Airbnb’s Brian Chesky on Regulation

“I think that we want to be regulated [because] to regulate us would be to recognize us,” says Airbnb CEO and co-founder Brian Chesky in a recent video from the Aspen Ideas Festival talks. “What we don’t want is a blanket prohibition.”

Airbnb, which allows people to rent out their properties to travelers, has been the subject of regulatory scrutiny, and Chesky says its understandable, given the way technology is changing the economy. “What happens when people can create not only content, but industries?” Chesky says. “So I understand when governments look at this and they say whoa whoa whoa, hold on.”

There should be discourse, he said. But he said that if he goes on vacation and rents out his home, he shouldn’t be viewed as a hotel, get a series of inspections, and be designated as a limited liability company or as a corporation to rent out his place for the weekend.

He later said that sharing-economy companies can sometimes be better at “high level screening” than the government and described how he thinks the relationship between these companies and the government should work when it comes to screening:

I think what government should do is set a framework for what the screening is. We should abide by what general screening looks like. There should be a general kind of universal commercial code of  standardization  for all these different categories. Then city-by-city that last 10 or 20 percent can be changed for that city. But for us to go 34,000 cities and do this process is probably gonna become unsustainable.

And government will always be there for a “last recourse,” he said.

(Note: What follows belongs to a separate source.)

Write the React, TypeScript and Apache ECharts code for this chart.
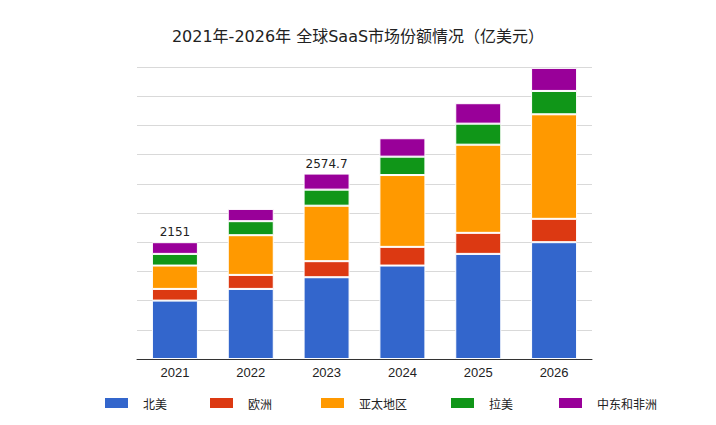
import React, { useEffect, useRef } from "react";
import * as echarts from "echarts";

const categories = ["2021", "2022", "2023", "2024", "2025", "2026"];
const northAmerica = [1000, 1200, 1400, 1600, 1800, 2000];
const europe = [200, 240, 275, 320, 360, 400];
const asiaPacific = [400, 680, 950, 1230, 1510, 1790];
const latinAmerica = [200, 240, 275, 315, 360, 400];
const middleEastAfrica = [200, 210, 275, 315, 350, 395];
const totalLabels = ["2151", "", "2574.7", "", "", ""];

const seriesNames = ["北美", "欧洲", "亚太地区", "拉美", "中东和非洲"];
const seriesData = [northAmerica, europe, asiaPacific, latinAmerica, middleEastAfrica];
const colors = ["#3366CC", "#DC3912", "#FF9900", "#109618", "#990099"];
const legendLefts = [103, 208, 319, 449, 557];

export default function App() {
  const ref = useRef<HTMLDivElement>(null);
  useEffect(() => {
    if (!ref.current) return;
    const chart = echarts.init(ref.current, undefined, { renderer: "svg" });
    const series = seriesNames.map((name, i) => ({
      name,
      type: "bar",
      stack: "total",
      data: seriesData[i],
      barWidth: 46,
      itemStyle: { color: colors[i], borderColor: "#fff", borderWidth: 1 },
      label:
        i === seriesNames.length - 1
          ? {
              show: true,
              position: "top",
              distance: 4,
              color: "#222",
              fontSize: 12,
              fontFamily: "DejaVu Sans",
              formatter: (p: any) => totalLabels[p.dataIndex],
            }
          : { show: false },
    }));
    chart.setOption({
      animation: false,
      color: colors,
      title: {
        text: "2021年-2026年 全球SaaS市场份额情况（亿美元）",
        left: "center",
        top: 28,
        padding: 0,
        textStyle: {
          fontSize: 16,
          fontWeight: "normal",
          color: "#222",
          fontFamily: "DejaVu Sans, Noto Sans CJK SC",
        },
      },
      legend: seriesNames.map((name, i) => ({
        data: [name],
        left: legendLefts[i],
        top: 396,
        padding: 0,
        itemWidth: 25,
        itemHeight: 12,
        icon: "rect",
        selectedMode: false,
        formatter: "{t|{name}}",
        textStyle: {
          fontSize: 12,
          color: "#222",
          fontFamily: "Noto Sans CJK SC",
          rich: {
            t: {
              fontSize: 12,
              color: "#222",
              fontFamily: "Noto Sans CJK SC",
              padding: [0, 0, 0, 9],
            },
          },
        },
      })),
      grid: { left: 137, right: 124, top: 67, bottom: 66 },
      xAxis: {
        type: "category",
        data: categories,
        axisTick: { show: false },
        axisLine: { lineStyle: { color: "#333", width: 1 } },
        axisLabel: {
          color: "#222",
          fontSize: 13,
          margin: 7,
          fontFamily: "Liberation Sans",
        },
      },
      yAxis: {
        type: "value",
        min: 0,
        max: 5000,
        interval: 500,
        axisLabel: { show: false },
        axisLine: { show: false },
        axisTick: { show: false },
        splitLine: { lineStyle: { color: "#d9d9d9", width: 1 } },
      },
      series,
    });
    return () => chart.dispose();
  }, []);
  return (
    <div
      ref={ref}
      style={{ position: "fixed", left: 0, top: 0, width: 716, height: 425, background: "#fff" }}
    />
  );
}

In New York, the company recently agreed to hand over an anonymized version of data to the state’s attorney general that had been subpoenaed.

  • Paul McKelvey

    There is no reason to learn the same lessons over again when we have such a good reference record. Unregulated industries go through growing pains that are largely avoidable. For example, the ad hoc hiring of a car for transportation in ride-sharing arrangements is inherently financially risky for the driver and passengers. When a driver is acting as an operator, there must be minimum qualifications for the driver. Insurance is needed to protect the driver and passengers. Law needs to be written to spell out the liabilities of the driver and passengers in this type of arrangement.